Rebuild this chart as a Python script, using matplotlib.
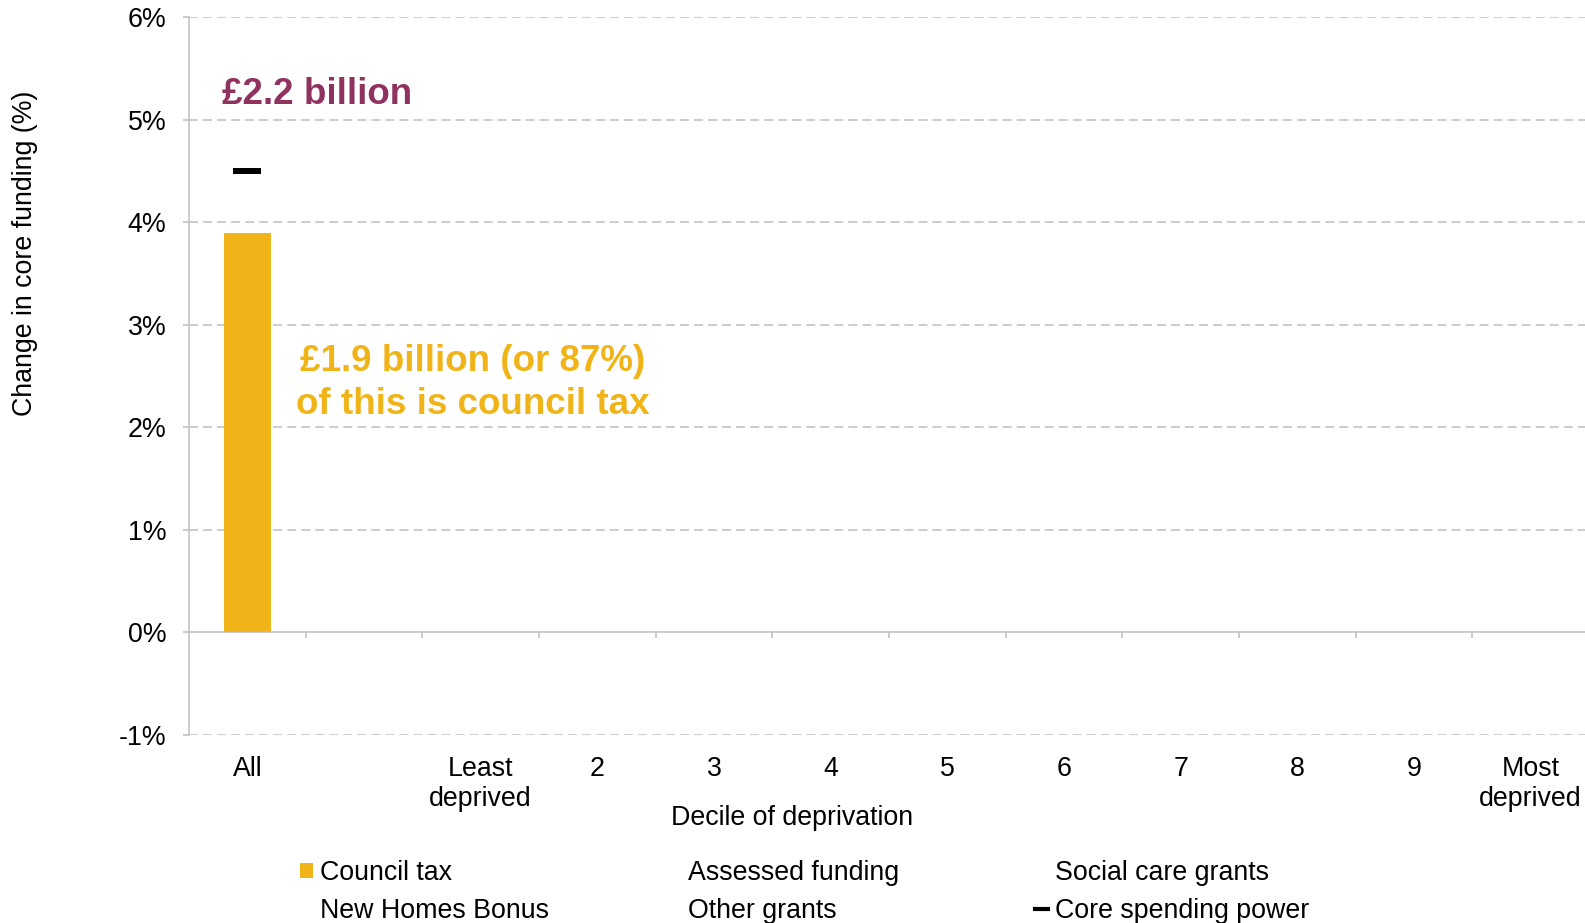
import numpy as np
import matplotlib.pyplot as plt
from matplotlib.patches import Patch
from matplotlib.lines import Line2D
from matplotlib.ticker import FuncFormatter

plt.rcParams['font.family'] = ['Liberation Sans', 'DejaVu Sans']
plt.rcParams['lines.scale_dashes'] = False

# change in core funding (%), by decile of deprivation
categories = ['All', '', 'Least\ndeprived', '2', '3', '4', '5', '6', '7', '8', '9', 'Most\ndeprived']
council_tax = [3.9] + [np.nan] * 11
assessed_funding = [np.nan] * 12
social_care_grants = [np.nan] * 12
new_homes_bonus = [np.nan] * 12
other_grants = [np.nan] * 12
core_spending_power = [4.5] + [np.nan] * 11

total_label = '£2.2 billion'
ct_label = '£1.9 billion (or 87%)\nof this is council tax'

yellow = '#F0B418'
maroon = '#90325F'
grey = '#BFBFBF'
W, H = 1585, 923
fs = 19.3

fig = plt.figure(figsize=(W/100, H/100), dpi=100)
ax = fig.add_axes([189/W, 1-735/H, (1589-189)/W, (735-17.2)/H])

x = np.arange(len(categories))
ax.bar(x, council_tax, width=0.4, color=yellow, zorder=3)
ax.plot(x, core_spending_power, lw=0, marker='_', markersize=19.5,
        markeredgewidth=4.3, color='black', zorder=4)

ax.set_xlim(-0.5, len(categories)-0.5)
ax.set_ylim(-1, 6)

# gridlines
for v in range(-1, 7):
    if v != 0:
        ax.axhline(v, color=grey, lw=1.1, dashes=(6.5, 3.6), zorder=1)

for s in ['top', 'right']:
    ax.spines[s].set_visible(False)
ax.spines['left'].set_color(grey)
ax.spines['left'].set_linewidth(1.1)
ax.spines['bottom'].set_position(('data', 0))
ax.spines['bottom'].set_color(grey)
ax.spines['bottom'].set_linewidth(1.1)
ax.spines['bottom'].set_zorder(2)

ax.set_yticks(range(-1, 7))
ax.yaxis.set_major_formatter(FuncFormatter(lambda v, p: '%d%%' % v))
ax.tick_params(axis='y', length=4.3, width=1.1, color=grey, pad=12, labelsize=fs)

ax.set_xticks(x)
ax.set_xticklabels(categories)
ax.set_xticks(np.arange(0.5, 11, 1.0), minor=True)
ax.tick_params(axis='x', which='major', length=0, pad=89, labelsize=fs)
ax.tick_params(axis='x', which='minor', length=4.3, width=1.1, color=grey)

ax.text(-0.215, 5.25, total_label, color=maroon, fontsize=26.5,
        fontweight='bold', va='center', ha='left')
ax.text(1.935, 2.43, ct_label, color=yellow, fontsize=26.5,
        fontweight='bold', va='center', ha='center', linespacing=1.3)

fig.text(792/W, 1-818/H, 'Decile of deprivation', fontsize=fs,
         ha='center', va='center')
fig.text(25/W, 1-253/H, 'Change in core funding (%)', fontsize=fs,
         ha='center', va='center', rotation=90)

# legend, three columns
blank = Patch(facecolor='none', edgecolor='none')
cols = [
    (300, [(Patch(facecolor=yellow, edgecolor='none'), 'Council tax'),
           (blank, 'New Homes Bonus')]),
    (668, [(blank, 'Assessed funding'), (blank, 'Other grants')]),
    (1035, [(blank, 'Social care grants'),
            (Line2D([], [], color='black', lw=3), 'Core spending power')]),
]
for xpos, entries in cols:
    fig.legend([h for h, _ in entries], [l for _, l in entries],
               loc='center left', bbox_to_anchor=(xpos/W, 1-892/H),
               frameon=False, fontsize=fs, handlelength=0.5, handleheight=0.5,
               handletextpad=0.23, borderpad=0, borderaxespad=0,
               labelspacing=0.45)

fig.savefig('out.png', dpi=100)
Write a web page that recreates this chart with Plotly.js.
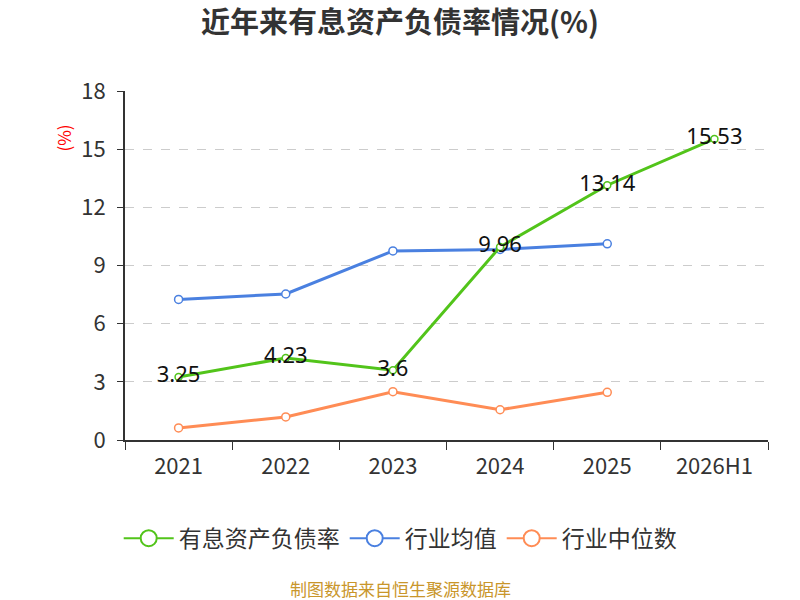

::::

Exercise description —
Reproduce the material in full, word for word, and omit the pictures.

Complete answer —
Rebuild this chart as a Python script, using matplotlib.
import numpy as np
import matplotlib.pyplot as plt
from matplotlib.patches import Patch
from matplotlib.lines import Line2D
from matplotlib.ticker import FuncFormatter

plt.rcParams['font.family'] = ['Liberation Sans', 'DejaVu Sans']
plt.rcParams['lines.scale_dashes'] = False

# change in core funding (%), by decile of deprivation
categories = ['All', '', 'Least\ndeprived', '2', '3', '4', '5', '6', '7', '8', '9', 'Most\ndeprived']
council_tax = [3.9] + [np.nan] * 11
assessed_funding = [np.nan] * 12
social_care_grants = [np.nan] * 12
new_homes_bonus = [np.nan] * 12
other_grants = [np.nan] * 12
core_spending_power = [4.5] + [np.nan] * 11

total_label = '£2.2 billion'
ct_label = '£1.9 billion (or 87%)\nof this is council tax'

yellow = '#F0B418'
maroon = '#90325F'
grey = '#BFBFBF'
W, H = 1585, 923
fs = 19.3

fig = plt.figure(figsize=(W/100, H/100), dpi=100)
ax = fig.add_axes([189/W, 1-735/H, (1589-189)/W, (735-17.2)/H])

x = np.arange(len(categories))
ax.bar(x, council_tax, width=0.4, color=yellow, zorder=3)
ax.plot(x, core_spending_power, lw=0, marker='_', markersize=19.5,
        markeredgewidth=4.3, color='black', zorder=4)

ax.set_xlim(-0.5, len(categories)-0.5)
ax.set_ylim(-1, 6)

# gridlines
for v in range(-1, 7):
    if v != 0:
        ax.axhline(v, color=grey, lw=1.1, dashes=(6.5, 3.6), zorder=1)

for s in ['top', 'right']:
    ax.spines[s].set_visible(False)
ax.spines['left'].set_color(grey)
ax.spines['left'].set_linewidth(1.1)
ax.spines['bottom'].set_position(('data', 0))
ax.spines['bottom'].set_color(grey)
ax.spines['bottom'].set_linewidth(1.1)
ax.spines['bottom'].set_zorder(2)

ax.set_yticks(range(-1, 7))
ax.yaxis.set_major_formatter(FuncFormatter(lambda v, p: '%d%%' % v))
ax.tick_params(axis='y', length=4.3, width=1.1, color=grey, pad=12, labelsize=fs)

ax.set_xticks(x)
ax.set_xticklabels(categories)
ax.set_xticks(np.arange(0.5, 11, 1.0), minor=True)
ax.tick_params(axis='x', which='major', length=0, pad=89, labelsize=fs)
ax.tick_params(axis='x', which='minor', length=4.3, width=1.1, color=grey)

ax.text(-0.215, 5.25, total_label, color=maroon, fontsize=26.5,
        fontweight='bold', va='center', ha='left')
ax.text(1.935, 2.43, ct_label, color=yellow, fontsize=26.5,
        fontweight='bold', va='center', ha='center', linespacing=1.3)

fig.text(792/W, 1-818/H, 'Decile of deprivation', fontsize=fs,
         ha='center', va='center')
fig.text(25/W, 1-253/H, 'Change in core funding (%)', fontsize=fs,
         ha='center', va='center', rotation=90)

# legend, three columns
blank = Patch(facecolor='none', edgecolor='none')
cols = [
    (300, [(Patch(facecolor=yellow, edgecolor='none'), 'Council tax'),
           (blank, 'New Homes Bonus')]),
    (668, [(blank, 'Assessed funding'), (blank, 'Other grants')]),
    (1035, [(blank, 'Social care grants'),
            (Line2D([], [], color='black', lw=3), 'Core spending power')]),
]
for xpos, entries in cols:
    fig.legend([h for h, _ in entries], [l for _, l in entries],
               loc='center left', bbox_to_anchor=(xpos/W, 1-892/H),
               frameon=False, fontsize=fs, handlelength=0.5, handleheight=0.5,
               handletextpad=0.23, borderpad=0, borderaxespad=0,
               labelspacing=0.45)

fig.savefig('out.png', dpi=100)
Write a web page that recreates this chart with Plotly.js.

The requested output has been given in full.